Хотя какие там беды?
Единственное, что действительно портило жизнь, так это имя, которым она его наградила. Валентин! Тьфу! Пухлое, аморфное, абсолютно бабское. Нет бы назвать сына Кириллом или попросту Ваней. Да хоть Мефодием! Или Тарасом, как отец хотел – в честь своего деда, лихого красного конника из армии Буденного. Но мать считала, что Тарас Григорьевич напрямую ассоциируется с Шевченко и рядом с фамилией Гест звучит странно. И настояла на имени Валентин. В честь, подумать только, Валентины Терешковой! Которая, к слову, совершила свой великий подвиг задолго до рождения Валентина. «Великий подвиг» – так говорила мать. И еще: «Ее пример – неоспоримое свидетельство абсолютного превосходства советского строя над любым другим». На строй Валентину было по малолетству глубоко плевать, а вот имечко доставало изрядно.

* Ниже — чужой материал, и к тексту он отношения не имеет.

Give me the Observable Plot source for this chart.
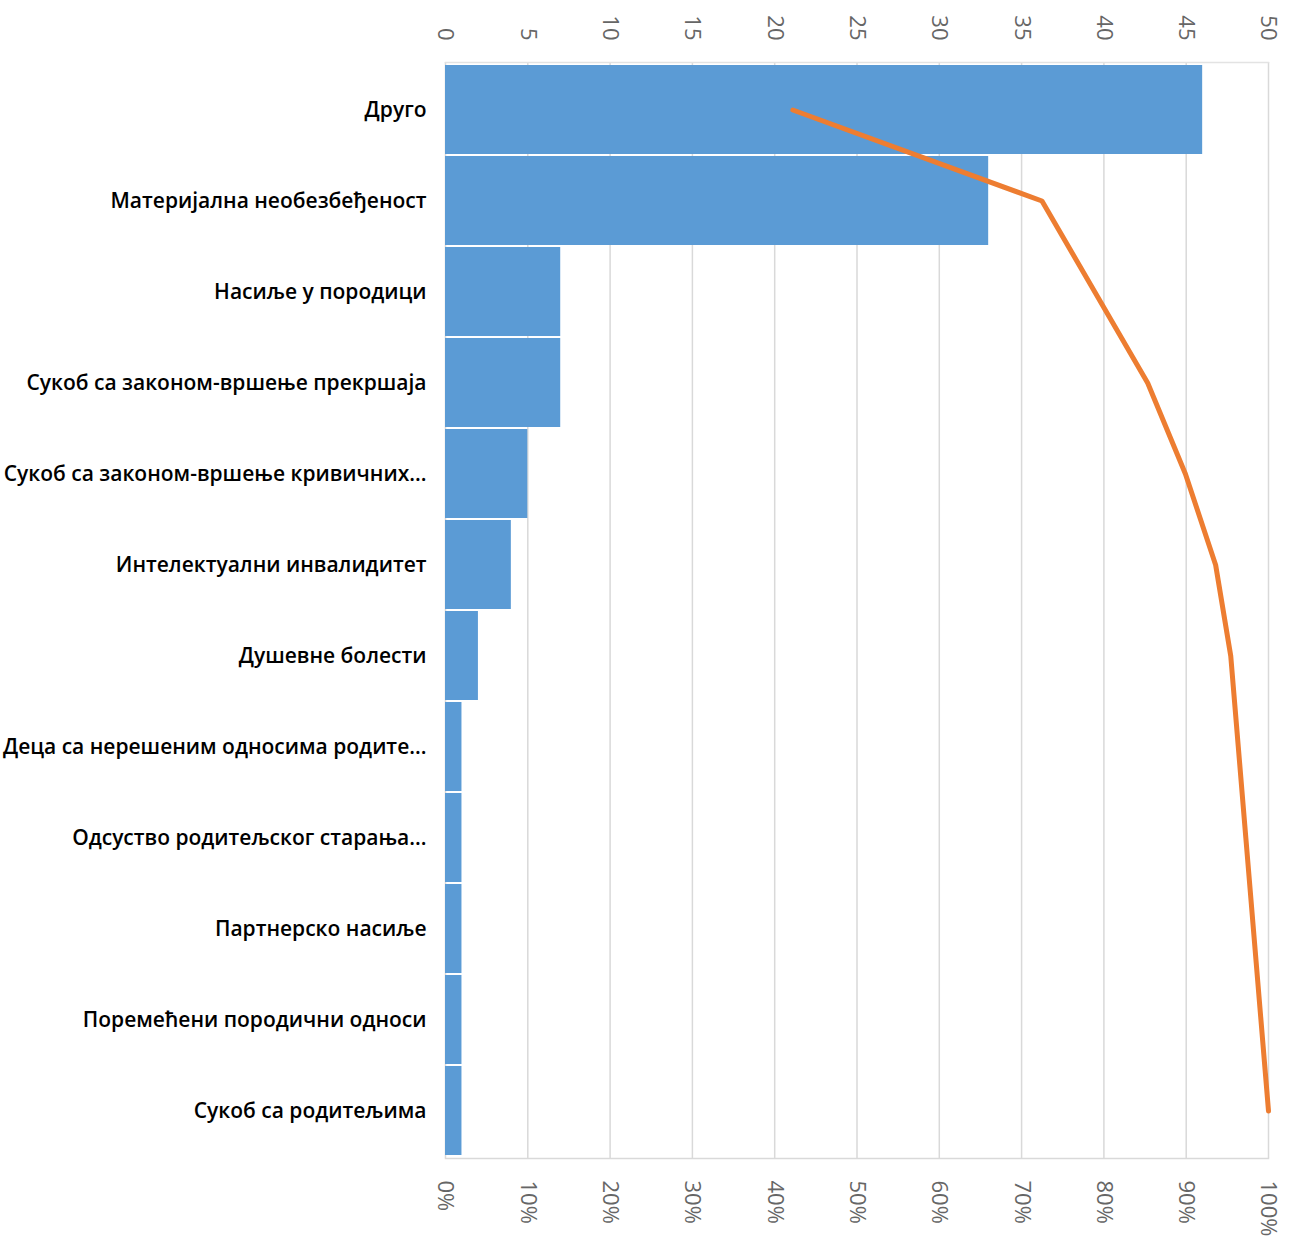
<!DOCTYPE html>
<html>
<head>
<meta charset="utf-8">
<script src="https://cdn.jsdelivr.net/npm/d3@7"></script>
<script src="https://cdn.jsdelivr.net/npm/@observablehq/plot@0.6"></script>
<style>
  html, body { margin: 0; padding: 0; background: #fff; }
  #chart svg { display: block; }
</style>
</head>
<body>
<div id="chart"></div>
<script>
const categories = [
  "Друго",
  "Материјална необезбеђеност",
  "Насиље у породици",
  "Сукоб са законом-вршење прекршаја",
  "Сукоб са законом-вршење кривичних...",
  "Интелектуални инвалидитет",
  "Душевне болести",
  "Деца са нерешеним односима родите...",
  "Одсуство родитељског старања...",
  "Партнерско насиље",
  "Поремећени породични односи",
  "Сукоб са родитељима"
];
const counts = [46, 33, 7, 7, 5, 4, 2, 1, 1, 1, 1, 1];
const countTicks = [0, 5, 10, 15, 20, 25, 30, 35, 40, 45, 50];
const percentTicks = [0, 10, 20, 30, 40, 50, 60, 70, 80, 90, 100];

const total = d3.sum(counts);
let run = 0;
const rows = categories.map((c, i) => {
  run += counts[i];
  return { category: c, count: counts[i], cumPct: run / total * 100 };
});

const chart = Plot.plot({
  width: 1293,
  height: 1250,
  marginTop: 62,
  marginBottom: 92,
  marginLeft: 445,
  marginRight: 25,
  style: { fontFamily: "'Open Sans', sans-serif", background: "#fff" },
  x: { domain: [0, 50] },
  y: { domain: categories, paddingInner: 0.02, paddingOuter: 0 },
  marks: [
    Plot.gridX(countTicks, { stroke: "#d9d9d9", strokeOpacity: 1, strokeWidth: 1.5 }),
    Plot.frame({ anchor: "top", stroke: "#e3e3e3", strokeWidth: 1.5 }),
    Plot.frame({ anchor: "bottom", stroke: "#d9d9d9", strokeWidth: 1.5 }),
    Plot.barX(rows, { x: "count", y: "category", fill: "#5B9BD5" }),
    Plot.line(rows, { x: d => d.cumPct / 2, y: "category", stroke: "#ED7D31", strokeWidth: 5, strokeLinejoin: "round" }),
    Plot.axisX(countTicks, {
      anchor: "top", tickSize: 0, tickRotate: 90, tickPadding: 22,
      fontSize: 22, fill: "#666", label: null
    }),
    Plot.axisX(percentTicks.map(p => p / 2), {
      anchor: "bottom", tickSize: 0, tickRotate: 90, tickPadding: 22,
      tickFormat: d => (d * 2) + "%",
      fontSize: 22, fill: "#666", label: null
    }),
    Plot.axisY({
      tickSize: 0, tickPadding: 19, fontSize: 21, fontWeight: 600, fill: "#000", label: null
    })
  ]
});
document.getElementById("chart").append(chart);
</script>
</body>
</html>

Безжалостные пацаны – сперва во дворе, потом в школе – дразнили его Валькой-Лялькой и, конечно, тетей Валей. Была такая ведущая в малышовой телевизионной передаче. «Спокойной ночи, девочки и мальчики!» – издевательски пищал то один, то другой, передразнивая прилагавшихся к телевизионной тете Вале кукол. На этом фоне придуманный кем-то Валенок звучал вполне приемлемо. Хотя тоже обидно. Валентин даже мечтал, что, когда вырастет, непременно поменяет ненавистное имечко. Школьная библиотекарша сказала, что это можно сделать в шестнадцать лет, когда придет пора получать паспорт.
Но к старшим классам дразнилки иссякли и вообще все как-то устаканилось. Так он и остался при Валентине, не хотелось с матерью лишний раз скандалить. Ясно было, что конфликт выйдет очень и очень долгоиграющим, смена имени станет еще одной темой для бесконечных нотаций.
Мать очень старалась «вырастить достойного члена общества» и самым действенным методом считала вдумчивые, подробные разъяснения того, «что такое хорошо и что такое плохо». Других пацанов наказывали: лишали прогулок и прочих радостей существования, некоторых даже и ремнем прикладывали, но мать подобные методы считала недопустимыми. Зачем еще дана человеку речь, как не для объяснений? Поводом для очередной лекции могло быть что угодно: брошенные посреди прихожей ботинки или, боже упаси, двойка по истории.
– Ты же понимаешь, – проникновенно вещала она, – что о ботинки кто-то мог споткнуться, а главное, окружающий беспорядок влечет за собой и беспорядок внутренний, поэтому будь добр, сделай все как положено.
Плохие же оценки («четверка» была терпимой, все, что ниже, – недостойным) влекли за собой «проверки». Приходилось долго и муторно пересказывать все заданное на завтра. Мать слушала терпеливо и внимательно, иногда задавая уточняющие вопросы, а в финале тепло улыбалась:
– Видишь, и самому приятно, когда готов, и не придется чувствовать себя тупицей.
Поэтому в школе у Валентина проблем не было. И ботинки он перестал разбрасывать лет с восьми.
Хуже, что лекции о «хорошо и плохо» вообще не требовали повода. Это называлось «поговорить по душам». Отец никогда не пытался ничего такого. А она – постоянно. Со стороны это, наверное, выглядело идеальным семейным вечером: теплая кухня, вкусный свежий чай, мать и сын подле безукоризненно чистого стола… Иногда бывало даже интересно: когда она принималась рассказывать о «героических подвигах людей на благо общества», особенно если речь шла не о военных подвигах (чего про них рассказывать, и так все ясно), а, к примеру, о научных. О врачах, испытывавших на себе все подряд, о Менделееве, увидевшем свою знаменитую таблицу во сне.